A bright Sunday in December Japanese planes blazed out of the sky to strafe and bomb an American warship while it lay at anchor.
You’d be forgiven to think this was the Pearl Harbor attack, but you’d be wrong.
The sinking of the USS Panay is pretty much forgotten now. But it was one of the biggest news stories of 1937.

In the 1930s, the United States had something that would be unthinkable today — a treaty with China allowing American gunboats to travel deep up the Yangtze River. It was a major trade route for U.S. commerce in China, and it was notorious for pirate attacks.

The crews of these ships were small. Panay for example carried four officers and forty-nine enlisted men, along with a Chinese crew of porters. The vessel only drew about five feet of water, and resembled more of a Mississippi riverboat than a destroyer. Yet it had a definite role to play, one summed up on a bronze plaque located in the wardroom: “Mission: For the protection of American life and property in the Yangtze River Valley and its tributaries, and the furtherance of American goodwill in China.”

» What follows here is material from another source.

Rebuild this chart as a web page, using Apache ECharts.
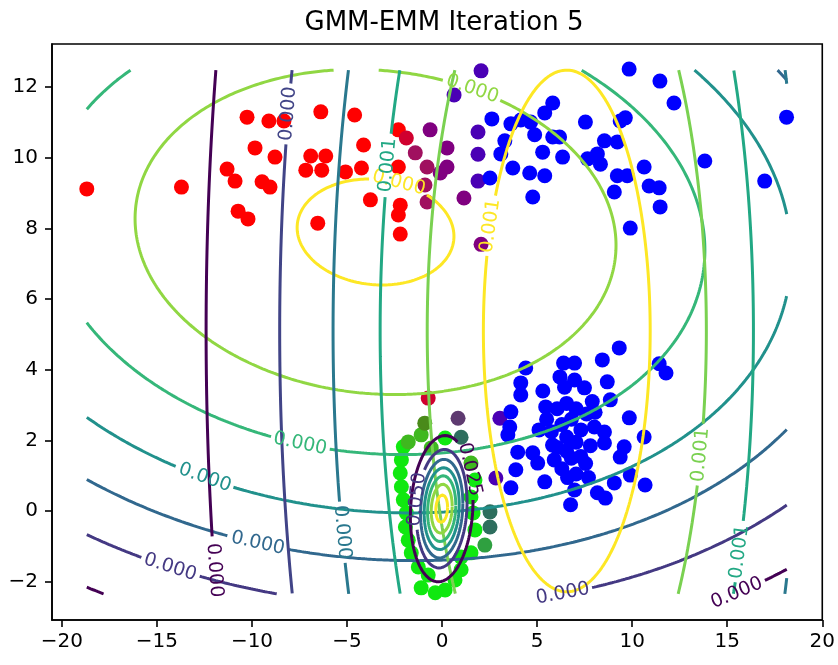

By 1937, the Yangtze faced a much bigger threat than pirates: The Japanese army had launched an invasion of China, and by December, the Japanese were fighting for the city of Nanking. The fight became known as the Rape of Nanking.
The USS Panay, with 55 men aboard, was sent to rescue any Americans left, including embassy staff and journalists — most notably War correspondent Norman Alley a newsreel photographer who recorded what was to come.
The Panay, with its civilians aboard, escorted the oil tankers 20 miles upstream to wait out the Battle for Nanking. They anchored in the middle of the river and waited. Then, on Dec. 12, a quiet Sunday afternoon, Japanese planes appeared suddenly and bombed the American vessel.

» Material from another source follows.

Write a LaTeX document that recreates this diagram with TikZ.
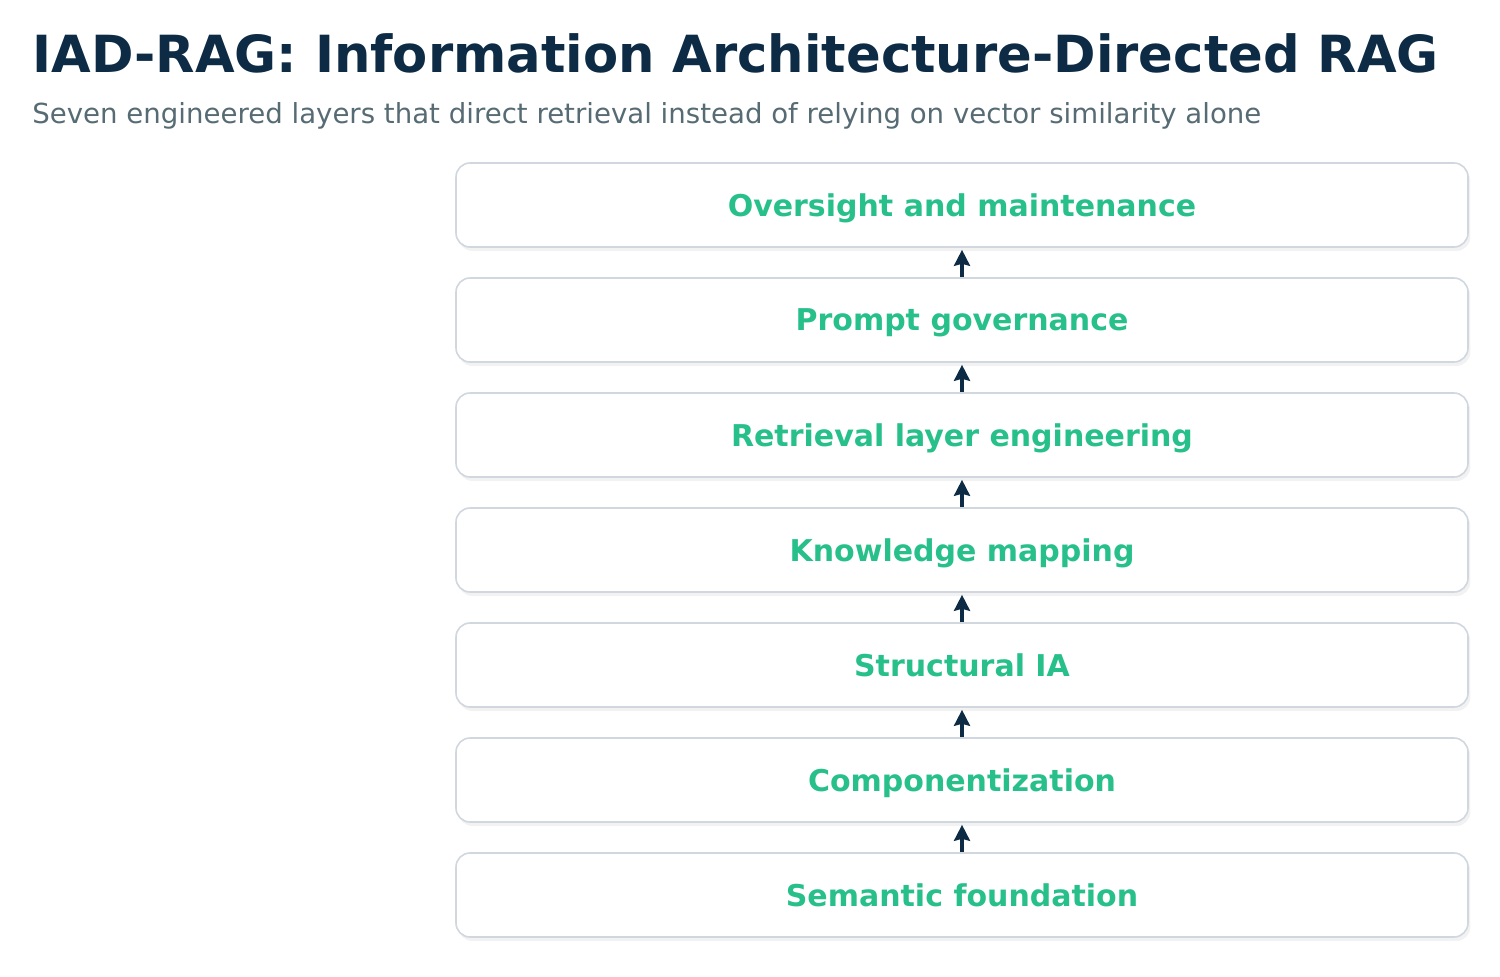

After the Panay was sunk, the Japanese fighters machine-gunned lifeboats and survivors huddling on the shore of the Yangtze. Two U.S. sailors and a civilian passenger were killed and 11 personnel seriously wounded, setting off a major crisis in U.S.-Japanese relations.
Although the Panay‘s position had been reported to the Japanese as required, the neutral vessel was clearly marked, and the day was sunny and clear, the Japanese maintained that the attack was unintentional, and they agreed to pay $2 million in reparations. Two neutral British vessels were also attacked by the Japanese in the final days of the battle for Nanking.
The aftermath of the Panay sinking was a nervous time for the American ambassador to Japan, Joseph C. Grew.

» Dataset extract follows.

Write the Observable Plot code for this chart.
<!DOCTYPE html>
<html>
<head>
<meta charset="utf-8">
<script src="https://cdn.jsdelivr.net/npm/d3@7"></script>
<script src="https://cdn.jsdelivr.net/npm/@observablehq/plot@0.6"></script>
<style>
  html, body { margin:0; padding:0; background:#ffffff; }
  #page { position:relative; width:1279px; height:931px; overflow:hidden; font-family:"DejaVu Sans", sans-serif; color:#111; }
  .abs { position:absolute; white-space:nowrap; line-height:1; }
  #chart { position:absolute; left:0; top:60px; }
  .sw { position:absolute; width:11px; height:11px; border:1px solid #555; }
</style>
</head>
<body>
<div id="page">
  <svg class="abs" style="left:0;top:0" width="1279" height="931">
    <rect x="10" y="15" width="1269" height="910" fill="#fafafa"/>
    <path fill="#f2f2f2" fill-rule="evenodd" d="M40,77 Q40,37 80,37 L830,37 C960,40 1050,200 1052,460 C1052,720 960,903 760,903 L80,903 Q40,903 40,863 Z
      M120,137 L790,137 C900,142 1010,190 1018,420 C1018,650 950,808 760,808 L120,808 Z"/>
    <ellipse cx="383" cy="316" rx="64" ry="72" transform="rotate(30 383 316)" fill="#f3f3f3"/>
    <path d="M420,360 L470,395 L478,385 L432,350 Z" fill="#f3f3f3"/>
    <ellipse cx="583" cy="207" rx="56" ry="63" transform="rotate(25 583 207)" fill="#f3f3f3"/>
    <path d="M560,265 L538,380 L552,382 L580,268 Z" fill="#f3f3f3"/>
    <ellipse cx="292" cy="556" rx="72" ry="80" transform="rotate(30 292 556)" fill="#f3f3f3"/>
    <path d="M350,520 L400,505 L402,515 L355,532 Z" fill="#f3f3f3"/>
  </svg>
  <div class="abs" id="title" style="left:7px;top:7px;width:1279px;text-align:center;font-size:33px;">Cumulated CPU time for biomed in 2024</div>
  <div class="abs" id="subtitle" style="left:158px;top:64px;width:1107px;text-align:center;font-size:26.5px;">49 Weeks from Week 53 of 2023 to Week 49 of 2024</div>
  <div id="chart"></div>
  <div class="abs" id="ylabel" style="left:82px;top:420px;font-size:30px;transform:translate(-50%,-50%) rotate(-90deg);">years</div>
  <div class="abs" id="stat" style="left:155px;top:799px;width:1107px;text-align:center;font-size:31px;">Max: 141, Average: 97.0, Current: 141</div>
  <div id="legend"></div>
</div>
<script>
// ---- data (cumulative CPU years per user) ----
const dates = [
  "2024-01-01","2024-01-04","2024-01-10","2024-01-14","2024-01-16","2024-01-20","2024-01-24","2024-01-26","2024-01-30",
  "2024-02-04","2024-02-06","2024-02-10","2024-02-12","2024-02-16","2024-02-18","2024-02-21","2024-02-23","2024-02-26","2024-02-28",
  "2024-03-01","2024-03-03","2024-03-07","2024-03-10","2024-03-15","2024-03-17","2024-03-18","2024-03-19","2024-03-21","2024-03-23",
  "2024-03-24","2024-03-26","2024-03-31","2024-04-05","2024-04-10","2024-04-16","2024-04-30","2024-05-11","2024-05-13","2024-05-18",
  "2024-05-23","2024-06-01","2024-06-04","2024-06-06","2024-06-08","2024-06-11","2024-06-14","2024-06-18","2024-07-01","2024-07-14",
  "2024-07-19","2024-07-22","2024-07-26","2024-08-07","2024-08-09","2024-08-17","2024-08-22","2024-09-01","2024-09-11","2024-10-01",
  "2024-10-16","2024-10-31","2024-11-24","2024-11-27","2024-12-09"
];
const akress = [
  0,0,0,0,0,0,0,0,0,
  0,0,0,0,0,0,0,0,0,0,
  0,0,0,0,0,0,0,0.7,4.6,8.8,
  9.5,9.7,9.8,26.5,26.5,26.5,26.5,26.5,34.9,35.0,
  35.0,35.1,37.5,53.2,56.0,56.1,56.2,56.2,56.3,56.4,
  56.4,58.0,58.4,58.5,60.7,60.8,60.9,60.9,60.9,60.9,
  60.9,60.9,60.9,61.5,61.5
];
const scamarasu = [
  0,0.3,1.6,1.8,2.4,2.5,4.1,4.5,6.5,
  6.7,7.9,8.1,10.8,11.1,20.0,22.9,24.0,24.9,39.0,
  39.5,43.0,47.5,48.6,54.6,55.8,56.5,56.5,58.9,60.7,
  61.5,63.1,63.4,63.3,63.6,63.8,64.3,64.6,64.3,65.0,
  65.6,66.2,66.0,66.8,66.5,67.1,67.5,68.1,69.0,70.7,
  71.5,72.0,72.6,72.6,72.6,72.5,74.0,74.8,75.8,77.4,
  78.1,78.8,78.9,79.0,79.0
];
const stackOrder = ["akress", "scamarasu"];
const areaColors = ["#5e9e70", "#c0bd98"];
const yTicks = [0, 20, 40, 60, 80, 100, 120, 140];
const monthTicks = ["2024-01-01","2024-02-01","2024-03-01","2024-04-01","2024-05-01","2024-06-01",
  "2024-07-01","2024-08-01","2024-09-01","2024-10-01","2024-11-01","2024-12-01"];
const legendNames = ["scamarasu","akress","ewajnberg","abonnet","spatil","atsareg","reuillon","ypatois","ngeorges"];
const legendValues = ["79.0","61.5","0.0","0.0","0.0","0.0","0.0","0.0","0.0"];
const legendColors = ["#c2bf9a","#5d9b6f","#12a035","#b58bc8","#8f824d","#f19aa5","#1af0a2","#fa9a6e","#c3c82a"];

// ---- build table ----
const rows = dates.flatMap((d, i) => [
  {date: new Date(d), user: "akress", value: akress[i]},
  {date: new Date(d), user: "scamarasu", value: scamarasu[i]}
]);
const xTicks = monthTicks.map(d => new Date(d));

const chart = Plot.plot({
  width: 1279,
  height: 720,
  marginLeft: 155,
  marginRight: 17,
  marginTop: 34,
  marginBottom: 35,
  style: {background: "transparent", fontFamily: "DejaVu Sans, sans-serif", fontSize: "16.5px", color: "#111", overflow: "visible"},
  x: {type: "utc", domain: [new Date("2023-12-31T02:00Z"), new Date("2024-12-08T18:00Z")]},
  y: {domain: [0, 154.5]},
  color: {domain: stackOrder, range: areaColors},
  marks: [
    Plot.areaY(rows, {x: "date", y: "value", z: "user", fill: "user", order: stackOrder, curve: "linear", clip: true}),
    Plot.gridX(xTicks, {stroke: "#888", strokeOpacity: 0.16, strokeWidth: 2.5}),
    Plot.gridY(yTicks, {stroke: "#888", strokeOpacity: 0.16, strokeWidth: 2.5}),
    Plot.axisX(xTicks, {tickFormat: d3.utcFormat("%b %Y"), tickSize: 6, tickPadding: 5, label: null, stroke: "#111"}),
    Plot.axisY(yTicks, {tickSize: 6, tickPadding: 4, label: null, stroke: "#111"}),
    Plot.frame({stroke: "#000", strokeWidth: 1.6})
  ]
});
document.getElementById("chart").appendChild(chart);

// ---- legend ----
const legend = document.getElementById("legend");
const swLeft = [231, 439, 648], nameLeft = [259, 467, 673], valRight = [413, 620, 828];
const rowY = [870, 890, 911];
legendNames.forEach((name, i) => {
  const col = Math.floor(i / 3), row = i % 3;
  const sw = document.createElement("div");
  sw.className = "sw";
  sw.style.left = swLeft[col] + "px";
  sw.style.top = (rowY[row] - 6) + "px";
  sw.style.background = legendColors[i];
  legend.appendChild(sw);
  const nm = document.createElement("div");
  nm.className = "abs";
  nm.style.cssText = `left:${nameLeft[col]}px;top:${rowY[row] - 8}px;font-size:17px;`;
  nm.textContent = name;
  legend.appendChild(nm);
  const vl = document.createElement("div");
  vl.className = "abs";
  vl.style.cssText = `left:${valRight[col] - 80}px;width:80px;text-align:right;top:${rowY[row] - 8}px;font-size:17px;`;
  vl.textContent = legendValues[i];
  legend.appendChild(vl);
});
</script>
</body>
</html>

Grew, whose experience in the foreign service spanned over 30 years, “remembered the Maine,” the US Navy ship that blew up in Havana Harbor in 1898. The sinking of Maine had propelled the US into the Spanish–American War, and Grew hoped the sinking of Panay would not be a similar catalyst for the severance of diplomatic ties and war with Japan.
The Japanese government took full responsibility for sinking Panay but continued to maintain that the attack had been unintentional. Chief of Staff of Japanese naval forces in northern China, Vice Admiral Rokuzo Sugiyama, was assigned to make an apology.

The formal apology reached Washington, D.C. on Christmas Eve.
Although Japanese officials maintained that their pilots never saw any American flags on Panay, a US Navy court of inquiry determined that several US flags were clearly visible on the vessel during the attacks.At the meeting held at the American embassy in Tokyo on 23 December, Japanese officials maintained that one navy airplane had attacked a boat by machine gun for a short period of time and that Japanese army motor boats or launches attack the Chinese steamers escaping upstream on the opposite bank. However, the Japanese navy insisted that the attack had been unintentional. The Japanese government paid an indemnity of $2,214,007.36 to the US on 22 April 1938, officially settling the Panay incident.